Ukraine’s ambassador to the United States, Dr. Oleh Shamshur, presenting greetings and expressions of gratitude to the USUBC from President Viktor
Yushchenko, expressed his own hope that “we will weather the current situation together and we’ll find the way out in the quickest and the safest possible way of the dire straits of the world economy.”
President Yushchenko’s former ally, Prime Minister Yulia Tymoshenko, in her message to the group thanked its members for promoting “the right business
practices” in Ukraine. “I ask you to lead by example and help us to move forward in Ukraine,” she said in her message, read by Ron Slim of TD International.
There were also greetings from the U.S. Ambassador to Ukraine, William B. Taylor, Secretary Carlos M. Gutierrez of the Department of Commerce and
Ukraine’s First Lady Kateryna Yushchenko, who thanked the American companies for their commitment to improving the lives of Ukrainian citizens
and called on them to continue to do so by supporting Ukrainian health, education, cultural and arts organizations. “This is particularly necessary now, as the less fortunate sections of our society particularly feel the brunt of the world and national financial crisis,” she noted.

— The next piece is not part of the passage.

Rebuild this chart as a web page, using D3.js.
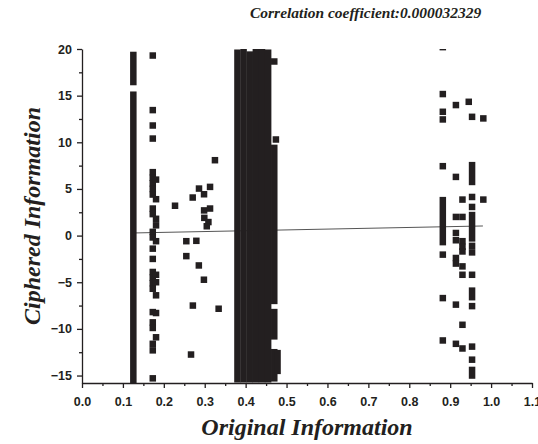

The effect on Ukraine of the current world economic crisis – on a day when the exchange rate for a U.S. dollar surpassed 9 hrv in Ukraine – were addressed in more detail by two representatives of the International Monetary Fund – its alternative executive director, Yuriy Yakusha, and mission chief for Ukraine
and the European Department Division, Ceyla Pazarbasioglu – and Anders Aslund, senior fellow at the Peterson Institute for International Economics in
Washington.
Mr. Yakusha said that no other country in the world equalled the “staggering” drop Ukraine experienced in its Gross National Product in November. He noted, however, that the IMF responded to Ukraine’s request for assistance with “unprecedented speed,” and the $4.5 billion Ukraine received from the IMF gave it “some breathing space.”
Ms. Pazarbasioglu added, however, that the IMF cannot do it alone. There is a need for foreign investment and other measures if Ukraine is to come out of this crisis intact, she said. On the other hand, she said, this crisis can be an opportunity to reform. But it is a global phenomenon in which country-specific
solutions will not be sufficient, she said. “I think that the solutions have to be regional and global.”
What Ukraine is going through is “almost like a perfect storm,” she said. Steel prices are down, and steel accounts for about 40 percent of Ukraine’s
exports. “Going forward, what is desperately needed in Ukraine is a coherent set of measures, a vision of how this crisis will be overcome, and a good way to articulate it to the public,” she said. “Different statements by different parties do not help. It creates a lot of confusion.”
Like Ms. Pazarbasioglu, Mr. Aslund also saw a possible positive result from this crisis for Ukraine. Despite the “tremendous blow” of the 25 percent loss of its steel exports and the massive GDP drop in November, he said, this crisis could move Ukraine to get it right by developing other industries, moving more toward manufacturing and becoming more diversified, and by turning from the Russian market toward Europe. “This could turn Ukraine much more into a middle-class society and less an oligarchic society,” he stated.